THE REQUEST »
From the first line of the entries below through the line bearing "const yTitle = 'CMRR (dB)';", write out each line exactly. Omit pictures.

═════ INPUT DATA ═════

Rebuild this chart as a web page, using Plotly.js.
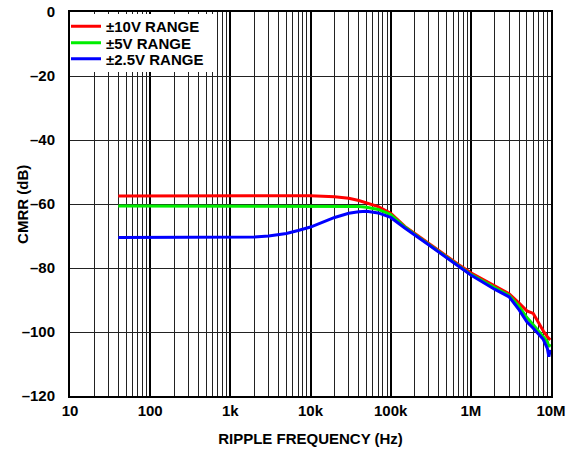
<!DOCTYPE html>
<html>
<head>
<meta charset="utf-8">
<script src="https://cdn.plot.ly/plotly-3.0.1.min.js"></script>
<style>html,body{margin:0;padding:0;background:#fff;}#chart{width:579px;height:454px;}</style>
</head>
<body>
<div id="chart"></div>
<script>
const freq = [40, 100, 300, 1000, 2000, 3000, 5000, 7000, 10000, 20000, 30000, 40000, 50000, 70000, 100000, 150000, 200000, 300000, 500000, 700000, 1e6, 2e6, 3e6, 4e6, 5e6, 6e6, 7e6, 8e6, 9e6, 9.4e6, 9.8e6];
const range10V = [-57.5, -57.5, -57.5, -57.4, -57.4, -57.4, -57.4, -57.4, -57.4, -57.7, -58.2, -58.9, -59.6, -60.8, -62.9, -67.0, -69.2, -72.4, -76.3, -78.9, -81.5, -85.5, -88.0, -91.0, -93.4, -94.2, -97.3, -99.6, -101.5, -102.0, -102.5];
const range5V = [-60.6, -60.6, -60.6, -60.6, -60.6, -60.6, -60.6, -60.6, -60.6, -60.6, -60.6, -60.8, -61.0, -61.7, -63.3, -67.2, -69.5, -72.7, -76.7, -79.3, -82.0, -86.2, -88.6, -92.0, -95.5, -97.7, -99.9, -101.5, -103.0, -104.6, -103.8];
const range2V5 = [-70.5, -70.5, -70.5, -70.4, -70.3, -70.0, -69.2, -68.3, -67.2, -64.2, -62.9, -62.4, -62.3, -62.8, -64.2, -67.5, -69.6, -72.8, -76.8, -79.5, -82.2, -86.7, -89.0, -93.1, -96.8, -98.8, -100.6, -102.3, -105.1, -107.7, -105.6];
const seriesNames = ['±10V RANGE', '±5V RANGE', '±2.5V RANGE'];
const xTickVals = [10, 100, 1000, 10000, 100000, 1e6, 1e7];
const xTickText = ['10', '100', '1k', '10k', '100k', '1M', '10M'];
const yTickVals = [0, -20, -40, -60, -80, -100, -120];
const yTickText = ['0', '–20', '–40', '–60', '–80', '–100', '–120'];
const xTitle = 'RIPPLE FREQUENCY (Hz)';
const yTitle = 'CMRR (dB)';

const fam = 'Arial, "Liberation Sans", sans-serif';
const bold = (size) => ({family: fam, size: size, color: '#000', weight: 'bold'});
const traces = [
  {x: freq, y: range10V, name: seriesNames[0], mode: 'lines', line: {color: '#ff0000', width: 3}, legend: 'legend'},
  {x: freq, y: range5V, name: seriesNames[1], mode: 'lines', line: {color: '#00ee00', width: 3}, legend: 'legend2'},
  {x: freq, y: range2V5, name: seriesNames[2], mode: 'lines', line: {color: '#0000ff', width: 3}, legend: 'legend3'}
];
const plotW = 481, plotH = 384;
const legendBase = {x: -4 / plotW, xanchor: 'left', yanchor: 'top', bgcolor: 'rgba(0,0,0,0)', borderwidth: 0,
  font: bold(15), itemwidth: 30};
const layout = {
  width: 579, height: 454,
  margin: {l: 70, r: 28, t: 12, b: 58, autoexpand: false},
  paper_bgcolor: '#fff', plot_bgcolor: '#fff',
  font: bold(15),
  showlegend: true,
  legend: Object.assign({}, legendBase, {y: 1 + 2 / plotH}),
  legend2: Object.assign({}, legendBase, {y: 1 - 14.5 / plotH}),
  legend3: Object.assign({}, legendBase, {y: 1 - 30.5 / plotH}),
  xaxis: {
    type: 'log', range: [1, 7], tickmode: 'array', tickvals: xTickVals, ticktext: xTickText,
    showgrid: true, gridcolor: '#000', gridwidth: 2,
    minor: {dtick: 'D1', showgrid: true, gridcolor: '#222', gridwidth: 1},
    showline: true, linecolor: '#000', linewidth: 2, mirror: true, ticks: '',
    zeroline: false, ticklabelstandoff: 0, automargin: false,
    tickfont: bold(15),
    title: {text: xTitle, standoff: 15, font: bold(15)}
  },
  yaxis: {
    range: [-120, 0], tickmode: 'array', tickvals: yTickVals, ticktext: yTickText,
    showgrid: true, gridcolor: '#222', gridwidth: 1,
    showline: true, linecolor: '#000', linewidth: 2, mirror: true, ticks: '',
    zeroline: false, ticklabelstandoff: 10, automargin: false,
    tickfont: bold(15)
  },
  shapes: [
    {type: 'rect', xref: 'paper', yref: 'paper', layer: 'above',
     x0: 1.5 / plotW, x1: 145 / plotW, y0: 1 - 60 / plotH, y1: 1 - 2 / plotH,
     fillcolor: '#fff', line: {width: 0}}
  ],
  annotations: [
    {text: yTitle, xref: 'paper', yref: 'paper', x: -0.1, y: 0.5, xanchor: 'center', yanchor: 'middle',
     textangle: -90, showarrow: false, font: bold(15)}
  ]
};
Plotly.newPlot('chart', traces, layout, {staticPlot: true, displayModeBar: false});
</script>
</body>
</html>
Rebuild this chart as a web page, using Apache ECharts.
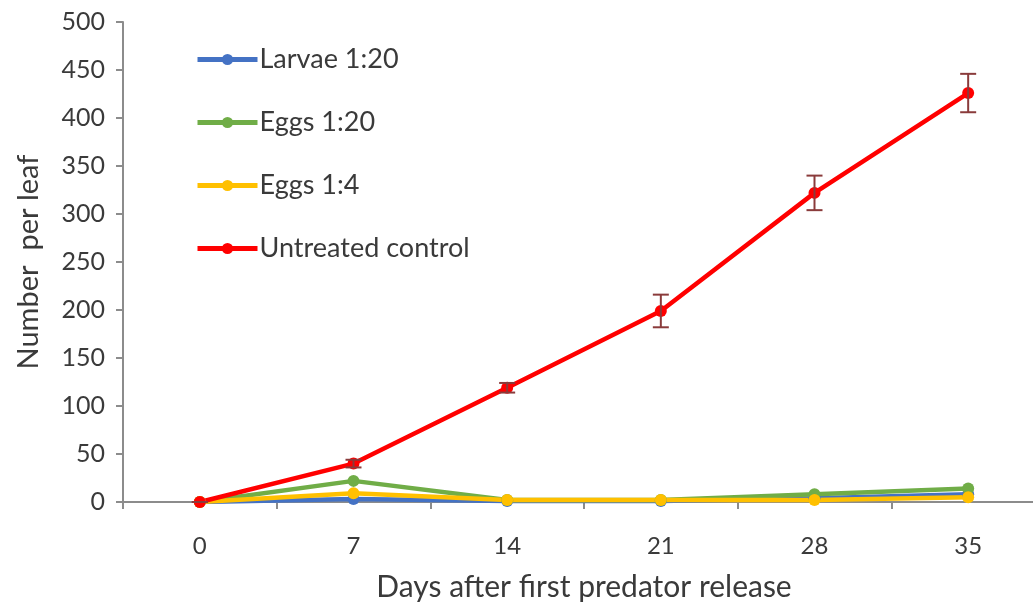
<!DOCTYPE html>
<html>
<head>
<meta charset="utf-8">
<script src="https://cdn.jsdelivr.net/npm/echarts@6/dist/echarts.min.js"></script>
<style>
html,body{margin:0;padding:0;background:#fff;}
#chart{width:1033px;height:608px;}
</style>
</head>
<body>
<div id="chart"></div>
<script>
var days = ['0', '7', '14', '21', '28', '35'];
var yTicks = [0, 50, 100, 150, 200, 250, 300, 350, 400, 450, 500];
var larvae120 = [0, 3, 1, 1, 4, 8];
var eggs120 = [0, 22, 2, 2, 8, 14];
var eggs14 = [0, 9, 2, 2, 2, 5];
var control = [0, 40, 119, 199, 322, 426];
var controlErr = [0, 4, 5, 17, 18, 20];

var FONT = 'Lato, "Open Sans", sans-serif';
var TXT = '#3a3a3a';
var chart = echarts.init(document.getElementById('chart'), null, {renderer: 'canvas'});

function lineSeries(name, data, color) {
  return {
    name: name, type: 'line', data: data,
    symbol: 'circle', symbolSize: 12,
    lineStyle: {color: color, width: 4.5},
    itemStyle: {color: color},
    z: 2
  };
}

var errData = control.map(function (v, i) { return [i, v - controlErr[i], v + controlErr[i]]; });

var option = {
  backgroundColor: '#fff',
  animation: false,
  grid: {left: 123, top: 22, width: 922, height: 480, containLabel: false, outerBoundsMode: 'none'},
  legend: {
    orient: 'vertical', left: 195, top: 46, itemGap: 36, padding: 0,
    itemWidth: 60, itemHeight: 14,
    lineStyle: {width: 5},
    textStyle: {fontFamily: FONT, fontSize: 27, color: TXT, padding: [0, 0, 0, -3]},
    data: ['Larvae 1:20', 'Eggs 1:20', 'Eggs 1:4', 'Untreated control']
  },
  xAxis: {
    type: 'category', data: days, boundaryGap: true,
    name: 'Days after first predator release', nameLocation: 'middle', nameGap: 70,
    nameTextStyle: {fontFamily: FONT, fontSize: 30, color: TXT},
    axisLine: {lineStyle: {color: '#8c8c8c', width: 2}},
    axisTick: {show: true, alignWithLabel: false, length: 7, lineStyle: {color: '#8c8c8c', width: 2}},
    axisLabel: {fontFamily: FONT, fontSize: 24, color: TXT, margin: 32},
    splitLine: {show: false}
  },
  yAxis: {
    type: 'value', min: yTicks[0], max: yTicks[yTicks.length - 1], interval: 50,
    name: 'Number  per leaf', nameLocation: 'middle', nameGap: 80, nameRotate: 90,
    nameTextStyle: {fontFamily: FONT, fontSize: 29, color: TXT},
    axisLine: {show: true, lineStyle: {color: '#8c8c8c', width: 2}},
    axisTick: {show: true, length: 7, lineStyle: {color: '#8c8c8c', width: 2}},
    axisLabel: {fontFamily: FONT, fontSize: 25, color: TXT, margin: 18},
    splitLine: {show: false}
  },
  series: [
    lineSeries('Larvae 1:20', larvae120, '#4472c4'),
    lineSeries('Eggs 1:20', eggs120, '#70ad47'),
    lineSeries('Eggs 1:4', eggs14, '#ffc000'),
    lineSeries('Untreated control', control, '#ff0000'),
    {
      type: 'custom', name: 'err', data: errData, z: 3,
      renderItem: function (params, api) {
        var x = api.value(0);
        var lo = api.coord([x, api.value(1)]);
        var hi = api.coord([x, api.value(2)]);
        var w = 8;
        var st = {stroke: '#8a3b3b', lineWidth: 2};
        return {
          type: 'group',
          children: [
            {type: 'line', shape: {x1: lo[0], y1: lo[1], x2: hi[0], y2: hi[1]}, style: st},
            {type: 'line', shape: {x1: lo[0] - w, y1: lo[1], x2: lo[0] + w, y2: lo[1]}, style: st},
            {type: 'line', shape: {x1: hi[0] - w, y1: hi[1], x2: hi[0] + w, y2: hi[1]}, style: st}
          ]
        };
      },
      encode: {x: 0, y: [1, 2]},
      silent: true
    }
  ]
};
chart.setOption(option);
</script>
</body>
</html>
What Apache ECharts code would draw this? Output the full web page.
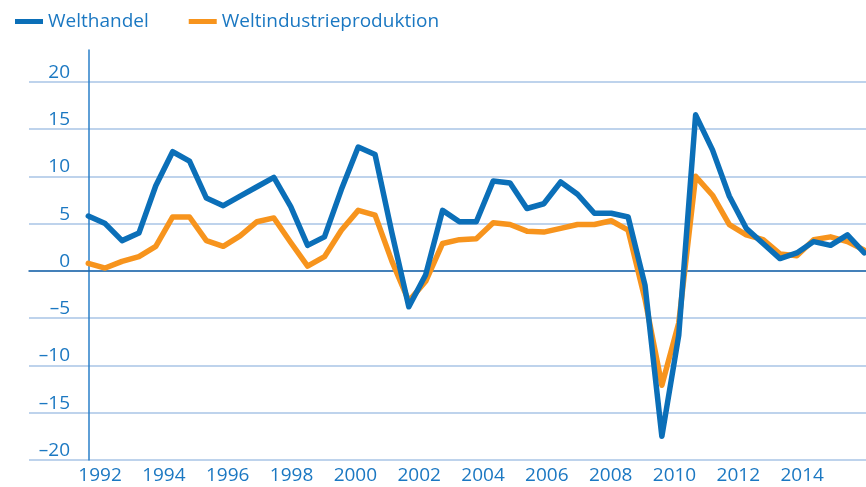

═════

EXERCISE OUTPUT »
Rebuild this chart as a web page, using Plotly.js.
<!DOCTYPE html>
<html>
<head>
<meta charset="utf-8">
<script src="https://cdn.plot.ly/plotly-3.0.1.min.js"></script>
<style>html,body{margin:0;padding:0;background:#fff;}#chart{width:579px;height:454px;}</style>
</head>
<body>
<div id="chart"></div>
<script>
const freq = [40, 100, 300, 1000, 2000, 3000, 5000, 7000, 10000, 20000, 30000, 40000, 50000, 70000, 100000, 150000, 200000, 300000, 500000, 700000, 1e6, 2e6, 3e6, 4e6, 5e6, 6e6, 7e6, 8e6, 9e6, 9.4e6, 9.8e6];
const range10V = [-57.5, -57.5, -57.5, -57.4, -57.4, -57.4, -57.4, -57.4, -57.4, -57.7, -58.2, -58.9, -59.6, -60.8, -62.9, -67.0, -69.2, -72.4, -76.3, -78.9, -81.5, -85.5, -88.0, -91.0, -93.4, -94.2, -97.3, -99.6, -101.5, -102.0, -102.5];
const range5V = [-60.6, -60.6, -60.6, -60.6, -60.6, -60.6, -60.6, -60.6, -60.6, -60.6, -60.6, -60.8, -61.0, -61.7, -63.3, -67.2, -69.5, -72.7, -76.7, -79.3, -82.0, -86.2, -88.6, -92.0, -95.5, -97.7, -99.9, -101.5, -103.0, -104.6, -103.8];
const range2V5 = [-70.5, -70.5, -70.5, -70.4, -70.3, -70.0, -69.2, -68.3, -67.2, -64.2, -62.9, -62.4, -62.3, -62.8, -64.2, -67.5, -69.6, -72.8, -76.8, -79.5, -82.2, -86.7, -89.0, -93.1, -96.8, -98.8, -100.6, -102.3, -105.1, -107.7, -105.6];
const seriesNames = ['±10V RANGE', '±5V RANGE', '±2.5V RANGE'];
const xTickVals = [10, 100, 1000, 10000, 100000, 1e6, 1e7];
const xTickText = ['10', '100', '1k', '10k', '100k', '1M', '10M'];
const yTickVals = [0, -20, -40, -60, -80, -100, -120];
const yTickText = ['0', '–20', '–40', '–60', '–80', '–100', '–120'];
const xTitle = 'RIPPLE FREQUENCY (Hz)';
const yTitle = 'CMRR (dB)';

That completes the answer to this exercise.